Airport security report lightweight?

By Thomas Frank
USA TODAY
More woes plague post-9/11 security

WASHINGTON — The Homeland Security Department is keeping secret the results of an investigation into whether airport security screeners have been tipped off in advance about tests in which undercover agents try to slip weapons by them.


(AP Photo/CP, Jacques Boissinot)

House Homeland Security Committee Chairman Bennie Thompson, D-Miss., said a report on the investigation released Oct. 24 is useless because it omits findings and recommended improvements. He is urging the department to make them public.

"All the stuff that has meat to it is classified," Thompson said. "The department is notorious for overclassifying information."

A six-page unclassified portion of the report by Homeland Security Inspector General Richard Skinner said his investigation found "some areas of concern" and recommended 12 ways to improve aviation security. No specific recommendations were cited in the public portion of the report.

Thompson, who has seen the classified version, said some recommendations could be made public without compromising security. "Some of the stuff just doesn't make sense why it's classified," he said.

Skinner spokeswoman Marty Metelko said the inspector general's office may release more information, but she gave no timeline.
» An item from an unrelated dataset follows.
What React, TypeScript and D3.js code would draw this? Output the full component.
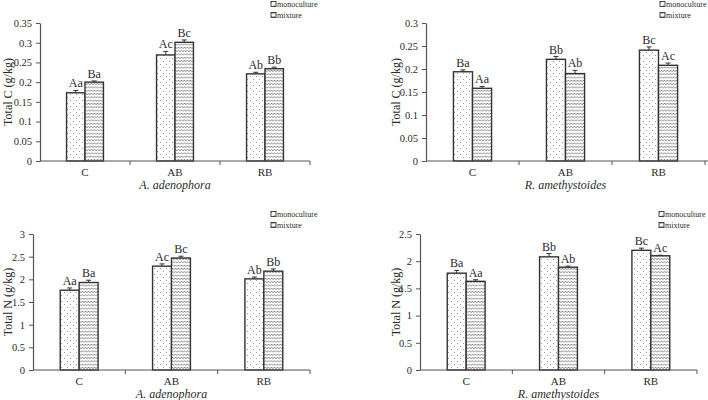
import React, { useEffect, useRef } from 'react';
import * as d3 from 'd3';

const categories = ['C', 'AB', 'RB'];
const seriesNames = ['monoculture', 'mixture'];

// Total C, A. adenophora
const cAdenMono = [0.173, 0.269, 0.221];
const cAdenMix = [0.2, 0.301, 0.234];
const cAdenMonoErr = [0.006, 0.009, 0.004];
const cAdenMixErr = [0.003, 0.006, 0.004];
const cAdenMonoLbl = ['Aa', 'Ac', 'Ab'];
const cAdenMixLbl = ['Ba', 'Bc', 'Bb'];

// Total C, R. amethystoides
const cAmetMono = [0.194, 0.221, 0.241];
const cAmetMix = [0.158, 0.19, 0.208];
const cAmetMonoErr = [0.004, 0.006, 0.007];
const cAmetMixErr = [0.004, 0.007, 0.005];
const cAmetMonoLbl = ['Ba', 'Bb', 'Bc'];
const cAmetMixLbl = ['Aa', 'Ab', 'Ac'];

// Total N, A. adenophora
const nAdenMono = [1.76, 2.29, 2.01];
const nAdenMix = [1.93, 2.47, 2.18];
const nAdenMonoErr = [0.05, 0.05, 0.04];
const nAdenMixErr = [0.05, 0.04, 0.05];
const nAdenMonoLbl = ['Aa', 'Ac', 'Ab'];
const nAdenMixLbl = ['Ba', 'Bc', 'Bb'];

// Total N, R. amethystoides
const nAmetMono = [1.78, 2.08, 2.2];
const nAmetMix = [1.63, 1.89, 2.1];
const nAmetMonoErr = [0.05, 0.06, 0.04];
const nAmetMixErr = [0.03, 0.02, 0.01];
const nAmetMonoLbl = ['Ba', 'Bb', 'Bc'];
const nAmetMixLbl = ['Aa', 'Ab', 'Ac'];

const cTicks = [0, 0.05, 0.1, 0.15, 0.2, 0.25, 0.3, 0.35];
const cTicks2 = [0, 0.05, 0.1, 0.15, 0.2, 0.25, 0.3];
const nTicks = [0, 0.5, 1, 1.5, 2, 2.5, 3];
const nTicks2 = [0, 0.5, 1, 1.5, 2, 2.5];

const FONT = '"Liberation Serif", "Times New Roman", serif';
const INK = '#2b2b2b';

const panels = [
  {
    id: 'p1', yTitle: 'Total C (g/kg)', xTitle: 'A. adenophora', ticks: cTicks,
    mono: cAdenMono, mix: cAdenMix, monoErr: cAdenMonoErr, mixErr: cAdenMixErr,
    monoLbl: cAdenMonoLbl, mixLbl: cAdenMixLbl,
    x0: 40, x1: 310, xEnd: 310, top: 23, bottom: 161, yLabX: 8, legX: 273, legY: 4,
  },
  {
    id: 'p2', yTitle: 'Total C (g/kg)', xTitle: 'R. amethystoides', ticks: cTicks2,
    mono: cAmetMono, mix: cAmetMix, monoErr: cAmetMonoErr, mixErr: cAmetMixErr,
    monoLbl: cAmetMonoLbl, mixLbl: cAmetMixLbl,
    x0: 426, x1: 705, xEnd: 708, top: 23, bottom: 161, yLabX: 396, legX: 662, legY: 4,
  },
  {
    id: 'p3', yTitle: 'Total N (g/kg)', xTitle: 'A. adenophora', ticks: nTicks,
    mono: nAdenMono, mix: nAdenMix, monoErr: nAdenMonoErr, mixErr: nAdenMixErr,
    monoLbl: nAdenMonoLbl, mixLbl: nAdenMixLbl,
    x0: 33, x1: 310, xEnd: 310, top: 234, bottom: 370, yLabX: 8, legX: 273, legY: 214,
  },
  {
    id: 'p4', yTitle: 'Total N (g/kg)', xTitle: 'R. amethystoides', ticks: nTicks2,
    mono: nAmetMono, mix: nAmetMix, monoErr: nAmetMonoErr, mixErr: nAmetMixErr,
    monoLbl: nAmetMonoLbl, mixLbl: nAmetMixLbl,
    x0: 420, x1: 697, xEnd: 697, top: 234, bottom: 370, yLabX: 396, legX: 661, legY: 214,
  },
];

export default function App() {
  const ref = useRef<SVGSVGElement>(null);

  useEffect(() => {
    const svg = d3.select(ref.current);
    svg.selectAll('*').remove();

    const defs = svg.append('defs');
    const dots = defs.append('pattern').attr('id', 'dots')
      .attr('patternUnits', 'userSpaceOnUse').attr('width', 6).attr('height', 6);
    dots.append('rect').attr('width', 6).attr('height', 6).attr('fill', '#fff');
    dots.append('circle').attr('cx', 1.5).attr('cy', 1.5).attr('r', 0.5).attr('fill', '#777');
    dots.append('circle').attr('cx', 4.5).attr('cy', 4.5).attr('r', 0.5).attr('fill', '#777');

    const zig = defs.append('pattern').attr('id', 'zig')
      .attr('patternUnits', 'userSpaceOnUse').attr('width', 3).attr('height', 3.3);
    zig.append('rect').attr('width', 3).attr('height', 3.3).attr('fill', '#fff');
    zig.append('path').attr('d', 'M0,2.3 L1.5,0.9 L3,2.3')
      .attr('fill', 'none').attr('stroke', '#555').attr('stroke-width', 0.8);

    const fills = ['url(#dots)', 'url(#zig)'];

    panels.forEach((p) => {
      const g = svg.append('g').attr('class', p.id);
      const yMax = p.ticks[p.ticks.length - 1];
      const y = d3.scaleLinear().domain([0, yMax]).range([p.bottom, p.top]);
      const x = d3.scaleBand().domain(categories).range([p.x0, p.x1]);
      const barW = x.bandwidth() * 0.205;
      const xs = d3.scaleBand().domain(seriesNames).range([0, barW * 2]);

      // y axis
      const yAxis = d3.axisLeft(y).tickValues(p.ticks).tickSize(4).tickSizeOuter(0)
        .tickPadding(4).tickFormat((d) => String(+(+d).toFixed(2)));
      const ya = g.append('g').attr('transform', `translate(${p.x0},0)`).call(yAxis);
      ya.select('.domain').attr('stroke', '#555').attr('stroke-width', 1.2);
      ya.selectAll('.tick line').attr('stroke', '#555');
      ya.selectAll('.tick text').attr('font-family', FONT).attr('font-size', 10.5).attr('fill', INK);

      // bars
      const rows = categories.map((c, i) => [
        { c, s: seriesNames[0], v: p.mono[i], e: p.monoErr[i], l: p.monoLbl[i] },
        { c, s: seriesNames[1], v: p.mix[i], e: p.mixErr[i], l: p.mixLbl[i] },
      ]).flat();
      const bx = (d) => (x(d.c) as number) + x.bandwidth() / 2 - barW + (xs(d.s) as number);

      g.selectAll('rect.bar').data(rows).join('rect').attr('class', 'bar')
        .attr('x', bx).attr('width', xs.bandwidth())
        .attr('y', (d) => y(d.v)).attr('height', (d) => y(0) - y(d.v))
        .attr('fill', (d) => fills[seriesNames.indexOf(d.s)])
        .attr('stroke', '#333').attr('stroke-width', 1.4);

      // error bars
      const eb = g.selectAll('g.err').data(rows).join('g').attr('class', 'err');
      eb.append('line')
        .attr('x1', (d) => bx(d) + xs.bandwidth() / 2).attr('x2', (d) => bx(d) + xs.bandwidth() / 2)
        .attr('y1', (d) => y(d.v)).attr('y2', (d) => y(d.v + d.e))
        .attr('stroke', '#333').attr('stroke-width', 1);
      eb.append('line')
        .attr('x1', (d) => bx(d) + xs.bandwidth() / 2 - 2.5).attr('x2', (d) => bx(d) + xs.bandwidth() / 2 + 2.5)
        .attr('y1', (d) => y(d.v + d.e)).attr('y2', (d) => y(d.v + d.e))
        .attr('stroke', '#333').attr('stroke-width', 1);

      // significance letters
      g.selectAll('text.sig').data(rows).join('text').attr('class', 'sig')
        .attr('x', (d) => bx(d) + xs.bandwidth() / 2).attr('y', (d) => y(d.v + d.e) - 3)
        .attr('text-anchor', 'middle').attr('font-family', FONT).attr('font-size', 12)
        .attr('fill', INK).text((d) => d.l);

      // x axis
      g.append('line').attr('x1', p.x0).attr('x2', p.xEnd)
        .attr('y1', p.bottom).attr('y2', p.bottom)
        .attr('stroke', '#555').attr('stroke-width', 1.2);
      const bounds = categories.map((c) => (x(c) as number) + x.bandwidth()).filter((v) => v <= p.xEnd);
      g.selectAll('line.xt').data(bounds).join('line').attr('class', 'xt')
        .attr('x1', (d) => d).attr('x2', (d) => d)
        .attr('y1', p.bottom).attr('y2', p.bottom + 4)
        .attr('stroke', '#555');
      g.selectAll('text.cat').data(categories).join('text').attr('class', 'cat')
        .attr('x', (d) => (x(d) as number) + x.bandwidth() / 2).attr('y', p.bottom + 15)
        .attr('text-anchor', 'middle').attr('font-family', FONT).attr('font-size', 11)
        .attr('fill', INK).text((d) => d);

      g.append('text').attr('x', (p.x0 + p.x1) / 2).attr('y', p.bottom + 28)
        .attr('text-anchor', 'middle').attr('font-family', FONT).attr('font-size', 12)
        .attr('font-style', 'italic').attr('fill', INK).text(p.xTitle);

      g.append('text')
        .attr('transform', `translate(${p.yLabX},${(p.top + p.bottom) / 2}) rotate(-90)`)
        .attr('dy', '0.35em').attr('text-anchor', 'middle').attr('font-family', FONT)
        .attr('font-size', 12).attr('fill', INK).text(p.yTitle);

      // legend
      const lg = g.selectAll('g.leg').data(seriesNames).join('g').attr('class', 'leg')
        .attr('transform', (d, i) => `translate(${p.legX},${p.legY + i * 11})`);
      lg.append('rect').attr('x', -2).attr('y', -2.5).attr('width', 5).attr('height', 5)
        .attr('fill', (d, i) => fills[i]).attr('stroke', '#333').attr('stroke-width', 0.9);
      lg.append('text').attr('x', 4).attr('dy', '0.32em').attr('font-family', FONT)
        .attr('font-size', 8).attr('fill', INK).text((d) => d);
    });
  }, []);

  return (
    <svg ref={ref} width={708} height={400}
      style={{ position: 'absolute', left: 0, top: 0, background: '#fff' }} />
  );
}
Skinner's investigation began two years ago after reports that screeners at Jackson-Evers International Airport in Mississippi were told in advance that covert agents would be trying to sneak guns, knives and simulated bombs past them at security checkpoints. The Transportation Security Administration regularly runs tests at airports to test for holes in security.

A preliminary report by Skinner last October found that screeners in Jackson had "received advance notice of covert testing" in 2004. Skinner expanded his probe in October to include other airports. He expanded it again a month later to investigate whether airport screeners were told in advance about covert tests by agencies other than the TSA, such as the inspector general's office itself and Congress' Government Accountability Office.

TSA spokesman Christopher White declined to address Skinner's recommendations and emphasized that covert testing is "truly important" to expose security weaknesses that need correcting.